Phase 3: Squat pattern development focused on starting strength and stability in the bottom position using Anderson front squats. Hip extension strength focus using barbell hip thrusts.Work capacity development using breathing ladders and AMRAP (As Many Reps As Possible) sets.


Phase 4: Heavy, low-volume (3×3, 4×5, 8×3, etc) barbell front squats, rows, split squats, and dumbbell bench presses with AMRAP sets. 15-rep sets of ancillary movements like lunges and rows. Optional conditioning circuits and cardio sessions on non-strength days.


Phase 5: Eustress volume using 1-2 reps at a time for 30-50 total reps of trap bar deadlifts, pullup variations, dumbbell rows, and box squats. High-volume, low to moderate intensity phase. Energy systems work includes LSD cardio and High-Resistance Interval sprints.


Phase 6: Focus on maximal strength and low-volume, high-intensity workouts. Sessions revolve around Gym PR lifts to safely test daily max strength in lifts like trap bar deadlift, bench press, and box squat. Anaerobic energy system workouts such as interval sprints with one sub-max aerobic cardio option.


Phase 7: 5/3/2 sets (5 reps, rest, 3 reps, rest, 2 reps, rest – all same weight) on big lifts like barbell back squat, deadlift, split squat, pull-up, and push press. Ancillary work mainly in the 4×8 range. Energy systems work is alactic/aerobic with High Resistance Intervals, short weighted carry circuits, and Dynamic Effort Repeats.

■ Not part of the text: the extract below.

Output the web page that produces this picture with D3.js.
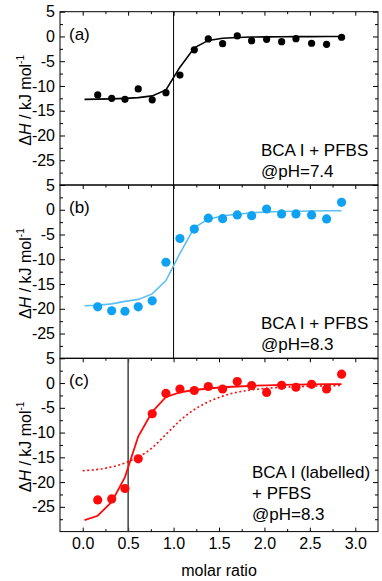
<!DOCTYPE html>
<html>
<head>
<meta charset="utf-8">
<script src="https://cdn.jsdelivr.net/npm/d3@7"></script>
<style>
  body { margin: 0; background: #fff; }
  svg { display: block; font-family: "Liberation Sans", Arial, sans-serif; }
</style>
</head>
<body>
<svg id="chart" width="382" height="581"></svg>
<script>
// molar ratio of each injection (shared by all three titrations)
var molarRatio = [0.165, 0.319, 0.465, 0.611, 0.765, 0.916, 1.070, 1.228, 1.382,
                  1.540, 1.701, 1.859, 2.024, 2.189, 2.347, 2.519, 2.684, 2.849];

// measured heats, kJ/mol
var dHa = [-11.8, -12.5, -12.7, -10.6, -12.8, -11.35, -7.8, -2.7, -0.5,
           -1.45, 0.1, -0.85, -0.57, -1.05, -0.45, -1.37, -1.58, -0.16];
var dHb = [-19.6, -20.4, -20.5, -19.6, -18.4, -10.6, -5.8, -3.9, -1.7,
           -1.8, -1.05, -1.2, 0.15, -0.85, -0.85, -1.05, -1.85, 1.5];
var dHc = [-23.6, -23.4, -21.3, -15.3, -6.2, -2.1, -1.2, -1.5, -0.7,
           -1.2, 0.3, -0.5, -1.9, -0.45, -0.85, -0.25, -1.2, 1.8];

// fitted curves
var fitX = [0.02, 0.165, 0.319, 0.465, 0.611, 0.765, 0.916, 1.070, 1.228, 1.382,
            1.540, 1.701, 1.859, 2.024, 2.189, 2.347, 2.519, 2.684, 2.849];
var fitA = [-12.7, -12.65, -12.6, -12.5, -12.35, -12.0, -10.8, -6.2, -2.3, -0.8,
            -0.35, -0.2, -0.12, -0.08, -0.05, -0.04, -0.03, -0.02, -0.02];
var fitB = [-19.4, -19.3, -19.0, -18.5, -18.1, -17.0, -14.3, -8.8, -3.6, -1.9,
            -1.2, -0.9, -0.6, -0.45, -0.35, -0.3, -0.25, -0.2, -0.2];
var fitC = [-27.7, -26.8, -24.0, -19.0, -10.8, -5.8, -2.8, -1.9, -1.4, -1.1,
            -0.85, -0.7, -0.55, -0.45, -0.35, -0.3, -0.25, -0.2, -0.2];

// dotted curve in panel (c)
var dotX = [0.0, 0.25, 0.5, 0.75, 0.92, 1.07, 1.25, 1.43, 1.62, 1.81, 2.03, 2.4, 2.85];
var dotC = [-17.7, -17.2, -15.9, -13.3, -10.3, -7.6, -5.1, -3.4, -2.2, -1.5, -1.05, -0.7, -0.5];

var yTicks = [5, 0, -5, -10, -15, -20, -25];
var xTicks = [0, 0.5, 1.0, 1.5, 2.0, 2.5, 3.0];

var panelLabels = ["(a)", "(b)", "(c)"];
var notes = [["BCA I + PFBS", "@pH=7.4"],
             ["BCA I + PFBS", "@pH=8.3"],
             ["BCA I (labelled)", "+ PFBS", "@pH=8.3"]];
var markLines = [1.0, 1.0, 0.5];

var plotLeft = 60, plotRight = 378, plotTop = 11.7, panelH = 173.3;

var svg = d3.select("#chart");
var x = d3.scaleLinear().domain([-0.25, 3.25]).range([plotLeft, plotRight]);

var yMinor = [2.5, -2.5, -7.5, -12.5, -17.5, -22.5, -27.5];
var xMinor = [0.25, 0.75, 1.25, 1.75, 2.25, 2.75];

var panels = [
  {data: dHa, fit: fitA, dot: "#000", r: 3.6, line: "#000", lw: 1.6},
  {data: dHb, fit: fitB, dot: "#0fa2f2", r: 4.6, line: "#5cbff2", lw: 1.6},
  {data: dHc, fit: fitC, dot: "#ff0a0a", r: 4.6, line: "#ff0a0a", lw: 1.8}
];

function noDomain(a) { a.select(".domain").remove(); }
function blackText(a) {
  a.select(".domain").remove();
  a.selectAll("text").attr("font-size", 16).attr("fill", "#000");
}

panels.forEach(function(p, i) {
  var y0 = plotTop + i * panelH;
  var y = d3.scaleLinear().domain([-30, 5]).range([y0 + panelH, y0]);
  var g = svg.append("g");

  // ticks, all pointing inward
  g.append("g").attr("transform", "translate(" + plotLeft + ",0)")
    .call(d3.axisLeft(y).tickValues(yTicks).tickSize(-5).tickPadding(5)
      .tickFormat(function(d) { return String(d); }))
    .call(blackText);
  g.append("g").attr("transform", "translate(" + plotLeft + ",0)")
    .call(d3.axisLeft(y).tickValues(yMinor).tickSize(-3).tickFormat(""))
    .call(noDomain);
  g.append("g").attr("transform", "translate(" + plotRight + ",0)")
    .call(d3.axisRight(y).tickValues(yTicks).tickSize(-5).tickFormat(""))
    .call(noDomain);
  g.append("g").attr("transform", "translate(" + plotRight + ",0)")
    .call(d3.axisRight(y).tickValues(yMinor).tickSize(-3).tickFormat(""))
    .call(noDomain);
  g.append("g").attr("transform", "translate(0," + y0 + ")")
    .call(d3.axisTop(x).tickValues(xTicks).tickSize(-4).tickFormat(""))
    .call(noDomain);
  g.append("g").attr("transform", "translate(0," + y0 + ")")
    .call(d3.axisTop(x).tickValues(xMinor).tickSize(-2.5).tickFormat(""))
    .call(noDomain);

  if (i == 2) {
    var yb = y0 + panelH;
    g.append("g").attr("transform", "translate(0," + yb + ")")
      .call(d3.axisBottom(x).tickValues(xTicks).tickSize(-4).tickPadding(6)
        .tickFormat(function(d) { return d.toFixed(1); }))
      .call(blackText);
    g.append("g").attr("transform", "translate(0," + yb + ")")
      .call(d3.axisBottom(x).tickValues(xMinor).tickSize(-2.5).tickFormat(""))
      .call(noDomain);
  }

  // frame
  g.append("rect")
    .attr("x", plotLeft).attr("y", y0)
    .attr("width", plotRight - plotLeft).attr("height", panelH)
    .attr("fill", "none").attr("stroke", "#000").attr("stroke-width", 1);

  // vertical marker line
  g.append("line")
    .attr("x1", x(markLines[i])).attr("x2", x(markLines[i]))
    .attr("y1", y0).attr("y2", y0 + panelH)
    .attr("stroke", i == 2 ? "#444" : "#000")
    .attr("stroke-width", i == 2 ? 1.5 : 1);

  // dotted curve (panel c only)
  if (i == 2) {
    g.append("path")
      .datum(dotX.map(function(d, k) { return [d, dotC[k]]; }))
      .attr("d", d3.line().curve(d3.curveMonotoneX)
        .x(function(d) { return x(d[0]); })
        .y(function(d) { return y(d[1]); }))
      .attr("fill", "none").attr("stroke", p.line)
      .attr("stroke-width", 1.6).attr("stroke-dasharray", "2,2.5");
  }

  // fit
  g.append("path")
    .datum(fitX.map(function(d, k) { return [d, p.fit[k]]; }))
    .attr("d", d3.line()
      .x(function(d) { return x(d[0]); })
      .y(function(d) { return y(d[1]); }))
    .attr("fill", "none").attr("stroke", p.line).attr("stroke-width", p.lw);

  // data points
  g.selectAll("circle")
    .data(p.data)
    .enter()
    .append("circle")
    .attr("cx", function(d, k) { return x(molarRatio[k]); })
    .attr("cy", function(d) { return y(d); })
    .attr("r", p.r)
    .attr("fill", p.dot);

  // y title
  var t = g.append("text")
    .attr("transform", "translate(31," + (y0 + panelH / 2 + 2) + ") rotate(-90)")
    .attr("text-anchor", "middle")
    .attr("font-size", 16);
  t.append("tspan").text("\u0394");
  t.append("tspan").attr("font-style", "italic").text("H");
  t.append("tspan").text(" / kJ mol");
  t.append("tspan").attr("font-size", 10).attr("dy", -7).text("-1");

  // panel letter
  g.append("text")
    .attr("x", 69).attr("y", y0 + 28)
    .attr("font-size", 17)
    .text(panelLabels[i]);

  // annotation
  var nx = i == 2 ? 252 : 261;
  var ny = i == 2 ? 120 : 144;
  g.selectAll(".note")
    .data(notes[i])
    .enter()
    .append("text")
    .attr("class", "note")
    .attr("x", nx)
    .attr("y", function(d, k) { return y0 + ny + k * 21; })
    .attr("font-size", 17)
    .text(function(d) { return d; });
});

svg.append("text")
  .attr("x", (plotLeft + plotRight) / 2).attr("y", 576)
  .attr("text-anchor", "middle")
  .attr("font-size", 16)
  .text("molar ratio");
</script>
</body>
</html>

Phase 8: Anaerobic phase with 8,7,6,5 supersets (sets of 8 reps, then 7 reps, then 6, then 5 while going back and forth between two movements with minimal rest) using big compound lifts like deadlifts, squats, rows, and presses. One weekly AMRAP set with barbell front squats. Energy system work includes 30:30 intervals, weighted carries, sub max aerobic cardio, and aerobic recovery.


Phase 9: Low-volume, high-intensity strength. Workouts start with 3×5 of heavy compound lifts like box squats, bench press, and deadlift. This is followed by HICT (High-Intensity Continuous Training) blocks of rows, step-ups, push-ups, or goblet squats. Energy systems work is alactic/aerobic with Dynamic Effort Repeats, High-Resistance Intervals, 15:30 weighted carries, and sub-max aerobic cardio.


Phase 10: Challenging high-volume, moderate-intensity strength workouts that call upon the strength, work capacity, and resiliency built in prior phases. The main strength portion of workouts is 5×10 with heavy compound lifts with AMRAP sets or EDT (Escalating Density Training) blocks. Energy systems work is anaerobic with 30:30 sprints and weighted carries along with aerobic recovery.


Phase 11: A continuation of phase 10, with different movements and slightly longer EDT blocks. Another highly challenging phase designed for body comp changes timed to coincide with final photo-shoots (for those who opt to do them).


Phase 12: A hybrid training phase with a wide range of novel training protocols. Incorporates eustress volume work, HICT, Gym PR sessions, AMRAP sets, and breathing ladders. Energy systems work is aerobic/alactic with weighted carries, high-resistance intervals, and dynamic effort repeats.